Highlighting some of the key targets set in the National Broadband Plan, Danbatta said NBP 2020-2025 had raised the performance bar for the whole telecoms industry. However, being a document crafted by experts and executives, there is no reason why it cannot be achieved to put Nigeria in a firm pedestal of nations with broadband access. “The Nigerian National Broadband Plan is, without a doubt, an ambitious document with targets set that was developed jointly by critical stakeholders of the tele-coms and IT sectors of Nigeria. “These stakeholders comprising government and private sector executives, experts, managers, associations, and MDAs represent the Who is Who in the telecoms & IT sectors and they are people with a firm belief and optimism as well as assurance that the set targets are practically achievable,” he said. Some of the targets of NBP 2020- 2025, he said, included achieving 15Mbps & 25Mbps internet speed in rural and urban areas respectively by 2025; interconnection of 90 per cent of all LGA’s by fibre; 70 per cent population penetration, 100 per cent of tertiary institutions to be within 5Km of a fibre PoA; 60 per cent of all telecom towers to be connected by fibre; connection of one major hospital or general hospital per LGA via fibre; reduction of average cost of data to N390/Gb or less and establishment of at least one local assembly or manufacture of smart devices; reduction of RoW to N145/m, among others. The NCC boss noted that from the targets, it was obvious that both government, the industry, and other stakeholders needed to aggregate their potential and expertise to achieve them. At another broadband forum in Anambra, Danbatta said the Commission had always encouraged governments to include telecommunications infrastructure like ducts and others as they plan their cities and towns. “A well-planned city is one of the keys to the digital economy, a planned city anticipates future development, opens new revenue streams for government, and safeguards roads, water pipes, bridges, and other infrastructure from unnecessary destruction and re-adjustments to fit-in additional infrastructure in the future,” he said.

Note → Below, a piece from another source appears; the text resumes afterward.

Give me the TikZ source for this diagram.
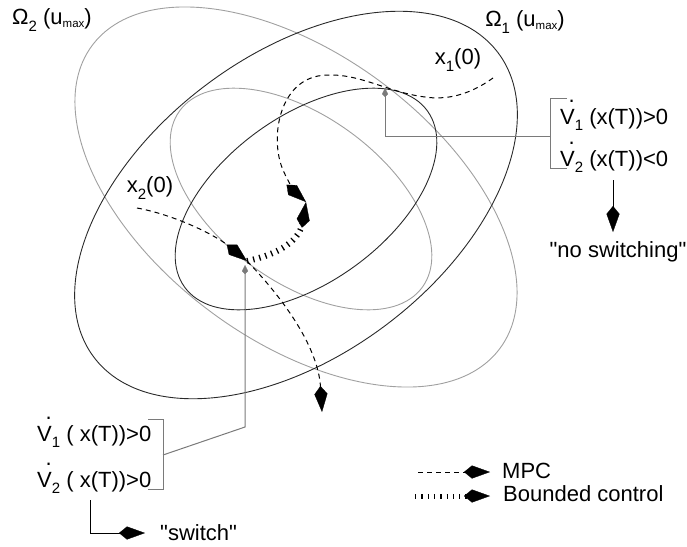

Acknowledging the efforts of the telecoms regulator so far in the implementation of the broadband plan, the President of ATCON, Ikechukwu Nnamani, an engineer, commended the executive vice chairman of the Commission “for the work he has done over the years in promoting broadband penetration in the country, especially with the facilitation of the smooth operation of the Infraco class of license with the core objective of ensuring broadband infrastructure gets to every major city within the country.” While also appreciating CEOs of telecom companies in the country, he commended them for “making the right decisions to put the industry on a continuous growth trajectory and who helped get Nigeria out of the recent economic recession. “I like to use this opportunity to appeal that you don’t rest on your oars because the realization of the 70 per cent broadband penetration target depends considerably on you in the coming years.”

Last line

With the consistency of the telecoms regulator in implementing initiatives that deepen access to telecommunications services across the country, there is no doubt that the country will achieve its 70 per cent target by 2025, just as the first national broadband target was achieved and surpassed in 2018 through the pragmatic efforts of the Commission and the industry stakeholders.